Que haja esta mistura de cultura de sobrevigilância, fama instantânea graças a um mediatismo capaz de se tornar influência se arriscarmos a filmar o “impossível”, com mensagens de ativismo animal e civil, sem as fundações da obra irem abaixo, é de si um triunfo impressionante. Mas Peele consegue em mais de duas horas manter sempre o espectáculo engatado também com o público com o mínimo de “span” de atenção restante, usando para isso uns truques de género, mas sem nunca esquecer o humor proveniente do tom satírico e auto-consciente que pretende imprimir, e de onde deriva o próprio título do filme.
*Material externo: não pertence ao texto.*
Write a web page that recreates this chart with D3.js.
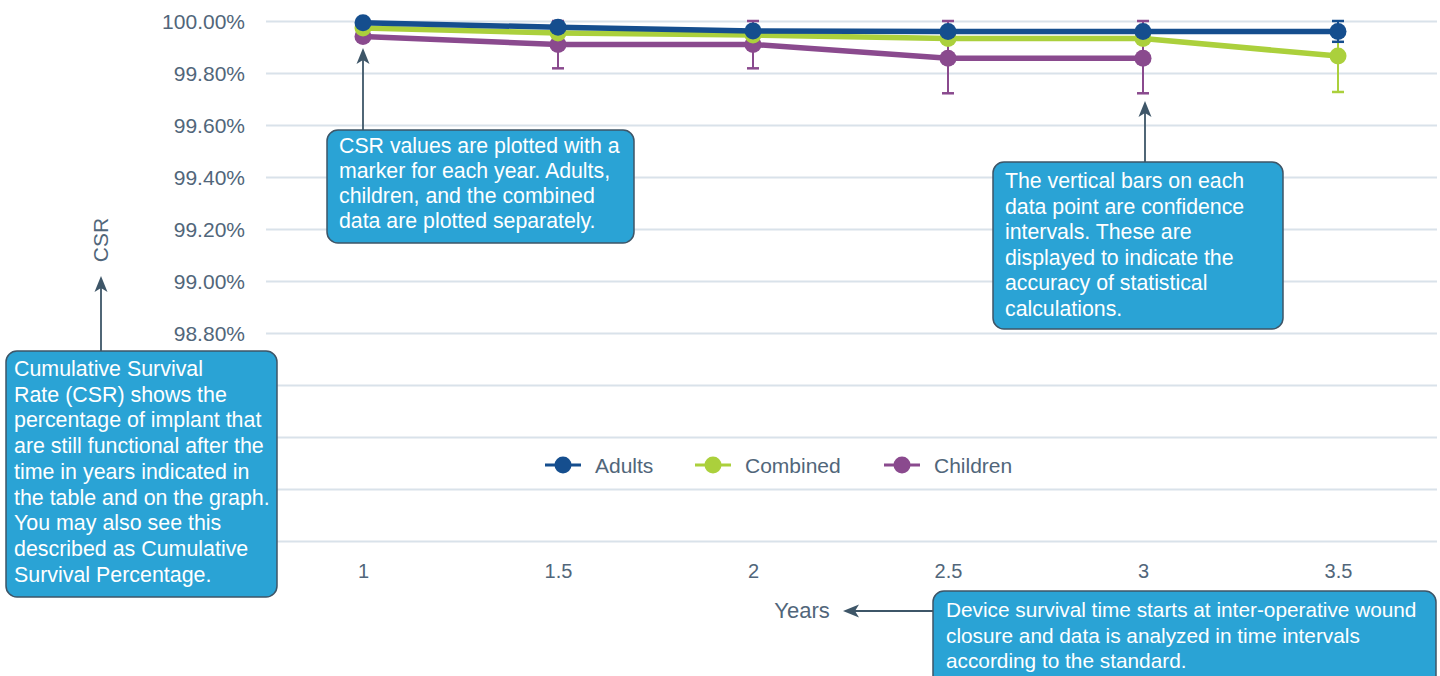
<!DOCTYPE html>
<html><head><meta charset="utf-8">
<script src="https://cdn.jsdelivr.net/npm/d3@7"></script>
<style>
html,body{margin:0;padding:0;background:#fff;}
svg{display:block;font-family:"Liberation Sans",Arial,Helvetica,sans-serif;}
</style></head>
<body>
<svg id="chart" width="1440" height="676"></svg>
<script>
// ---- data ----
const years = [1, 1.5, 2, 2.5, 3, 3.5];
const xTickLabels = ["1", "1.5", "2", "2.5", "3", "3.5"];
const yTickValues = [98.0, 98.2, 98.4, 98.6, 98.8, 99.0, 99.2, 99.4, 99.6, 99.8, 100.0];
const yTickLabels = ["", "", "", "", "98.80%", "99.00%", "99.20%", "99.40%", "99.60%", "99.80%", "100.00%"];
const seriesNames = ["Adults", "Combined", "Children"];
const adults   = [99.993, 99.976, 99.962, 99.960, 99.960, 99.960];
const combined = [99.973, 99.954, 99.946, 99.933, 99.933, 99.865];
const children = [99.940, 99.910, 99.910, 99.857, 99.857, null];
const adultsLow    = [null, null, null, null, null, 99.920];
const adultsHigh   = [null, null, null, null, null, 100.0];
const combinedLow  = [null, null, null, null, null, 99.727];
const combinedHigh = [null, null, null, null, null, 99.960];
const childrenLow  = [null, 99.818, 99.818, 99.722, 99.722, null];
const childrenHigh = [null, 100.0, 100.0, 100.0, 100.0, null];
const notes = [
  ["Cumulative Survival", "Rate (CSR) shows the", "percentage of implant that", "are still functional after the", "time in years indicated in", "the table and on the graph.", "You may also see this", "described as Cumulative", "Survival Percentage."],
  ["CSR values are plotted with a", "marker for each year. Adults,", "children, and the combined", "data are plotted separately."],
  ["The vertical bars on each", "data point are confidence", "intervals. These are", "displayed to indicate the", "accuracy of statistical", "calculations."],
  ["Device survival time starts at inter-operative wound", "closure and data is analyzed in time intervals", "according to the standard."]
];

// ---- styles ----
const colors = {Adults: "#154e8e", Combined: "#abd03c", Children: "#8a4a8e"};
const textColor = "#51667a";
const gridColor = "#d9e2ea";
const boxFill = "#2aa3d5";
const boxStroke = "#3e5567";
const arrowColor = "#3e5668";

const svg = d3.select("#chart");
const x = d3.scaleLinear().domain([0.75, 3.75]).range([265.5, 1435.5]);
const y = d3.scaleLinear().domain([98.0, 100.0]).range([541, 21]);

// grid
const yAxis = d3.axisLeft(y).tickValues(yTickValues).tickSize(-(1437 - 266)).tickPadding(21)
  .tickFormat((d, i) => yTickLabels[i]);
const gy = svg.append("g").attr("transform", "translate(266,0)").call(yAxis);
gy.select(".domain").remove();
gy.selectAll(".tick line").attr("stroke", gridColor).attr("stroke-width", 2);
gy.selectAll(".tick text").attr("fill", textColor).style("font-size", "21px")
  .style("font-family", '"Liberation Sans",Arial,sans-serif').attr("dy", "0.36em");
gy.selectAll(".tick text").filter(function() { return this.textContent === ""; }).remove();

// x axis labels
const xAxis = d3.axisBottom(x).tickValues(years).tickSize(0).tickPadding(0)
  .tickFormat((d, i) => xTickLabels[i]);
const gx = svg.append("g").attr("transform", "translate(0,560)").call(xAxis);
gx.select(".domain").remove();
gx.selectAll(".tick text").attr("fill", textColor).style("font-size", "20px")
  .style("font-family", '"Liberation Sans",Arial,sans-serif').attr("dy", "0.9em");

// series
const series = [
  {name: "Children", vals: children, lo: childrenLow, hi: childrenHigh},
  {name: "Combined", vals: combined, lo: combinedLow, hi: combinedHigh},
  {name: "Adults", vals: adults, lo: adultsLow, hi: adultsHigh}
];
const line = d3.line().defined(d => d.v != null).x(d => x(d.x)).y(d => y(d.v));
series.forEach(s => {
  const pts = years.map((yr, i) => ({x: yr, v: s.vals[i], lo: s.lo[i], hi: s.hi[i]}));
  const g = svg.append("g");
  const c = colors[s.name];
  const eb = pts.filter(p => p.lo != null && p.v != null);
  g.selectAll(".eb").data(eb).enter().append("line")
    .attr("x1", d => x(d.x)).attr("x2", d => x(d.x))
    .attr("y1", d => y(d.lo)).attr("y2", d => y(d.hi))
    .attr("stroke", c).attr("stroke-width", 2);
  ["lo", "hi"].forEach(k => {
    g.selectAll(".cap" + k).data(eb).enter().append("line")
      .attr("x1", d => x(d.x) - 6).attr("x2", d => x(d.x) + 6)
      .attr("y1", d => y(d[k])).attr("y2", d => y(d[k]))
      .attr("stroke", c).attr("stroke-width", 2.5);
  });
  g.append("path").datum(pts).attr("d", line).attr("fill", "none")
    .attr("stroke", c).attr("stroke-width", 5.5);
  g.selectAll("circle").data(pts.filter(p => p.v != null)).enter().append("circle")
    .attr("cx", d => x(d.x)).attr("cy", d => y(d.v)).attr("r", 8.5).attr("fill", c);
});

// legend
const legX = [545, 695, 884];
const lg = svg.append("g");
seriesNames.forEach((n, i) => {
  const gx0 = legX[i];
  lg.append("line").attr("x1", gx0).attr("x2", gx0 + 36).attr("y1", 465).attr("y2", 465)
    .attr("stroke", colors[n]).attr("stroke-width", 3);
  lg.append("circle").attr("cx", gx0 + 18).attr("cy", 465).attr("r", 8.5).attr("fill", colors[n]);
  lg.append("text").attr("x", gx0 + 50).attr("y", 465).attr("dy", "0.36em")
    .attr("fill", textColor).style("font-size", "21px").text(n);
});

// axis titles
svg.append("text").attr("transform", "translate(108,240) rotate(-90)")
  .attr("text-anchor", "middle").attr("fill", textColor).style("font-size", "21px").text("CSR");
svg.append("text").attr("x", 802).attr("y", 618).attr("text-anchor", "middle")
  .attr("fill", textColor).style("font-size", "22px").text("Years");

// arrows
function arrow(x1, y1, x2, y2) {
  const ang = Math.atan2(y2 - y1, x2 - x1);
  const L = 16, W = 6.5;
  const bx = x2 - L * Math.cos(ang), by = y2 - L * Math.sin(ang);
  svg.append("line").attr("x1", x1).attr("y1", y1).attr("x2", bx + 4 * Math.cos(ang)).attr("y2", by + 4 * Math.sin(ang))
    .attr("stroke", arrowColor).attr("stroke-width", 1.8);
  const px = -Math.sin(ang), py = Math.cos(ang);
  svg.append("path").attr("d", `M${x2},${y2}L${bx + W * px},${by + W * py}L${bx + 4 * Math.cos(ang)},${by + 4 * Math.sin(ang)}L${bx - W * px},${by - W * py}Z`)
    .attr("fill", arrowColor);
}
arrow(101, 352, 101, 276);
arrow(363, 131, 363, 48);
arrow(1145, 163, 1145, 101);
arrow(934, 611, 843, 611);

// note boxes
const boxes = [
  {x: 6, y: 351, w: 271, h: 246, tx: 14, ty: 376, lh: 25.7, fs: 21.4},
  {x: 327, y: 130, w: 307, h: 113, tx: 339, ty: 153, lh: 25, fs: 21.3},
  {x: 993, y: 162, w: 290, h: 167, tx: 1005, ty: 188, lh: 25.5, fs: 21.3},
  {x: 933, y: 591, w: 503, h: 110, tx: 946, ty: 617, lh: 25.5, fs: 20.8}
];
boxes.forEach((b, i) => {
  svg.append("rect").attr("x", b.x).attr("y", b.y).attr("width", b.w).attr("height", b.h)
    .attr("rx", 11).attr("fill", boxFill).attr("stroke", boxStroke).attr("stroke-width", 1.5);
  const t = svg.append("text").attr("fill", "#ffffff").style("font-size", b.fs + "px");
  notes[i].forEach((ln, j) => {
    t.append("tspan").attr("x", b.tx).attr("y", b.ty + j * b.lh).text(ln);
  });
});
</script>
</body></html>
E claro, ao dirigir aqui um naipe diverso de atores não-brancos à cabeça – conforme vem sendo a sua regra para forçar inclusão, mesmo no cinema de género, onde permanecem uma minoria que teima em ser alvo para morrer. E isto tudo pela primeira vez operando independentemente sem a interferência direta de Jason Blum, mentor dos dois filmes anteriores. Embora a sua mentoria permaneça aqui presente em espírito, Peele terá tido aqui uma independência suficiente ao ponto de poder completar aqui a sua visão com menor interferência externa.
Nope não será a pedra no charco da novidade que foi Get Out, mas mostra efetivamente uma completude, talvez a maior da sua carreira até ao momento, para que o futuro, longe destes “hypes” instantâneos em massa onde o “marketing” é o filme, lhe possa dar até mais valor que o presente.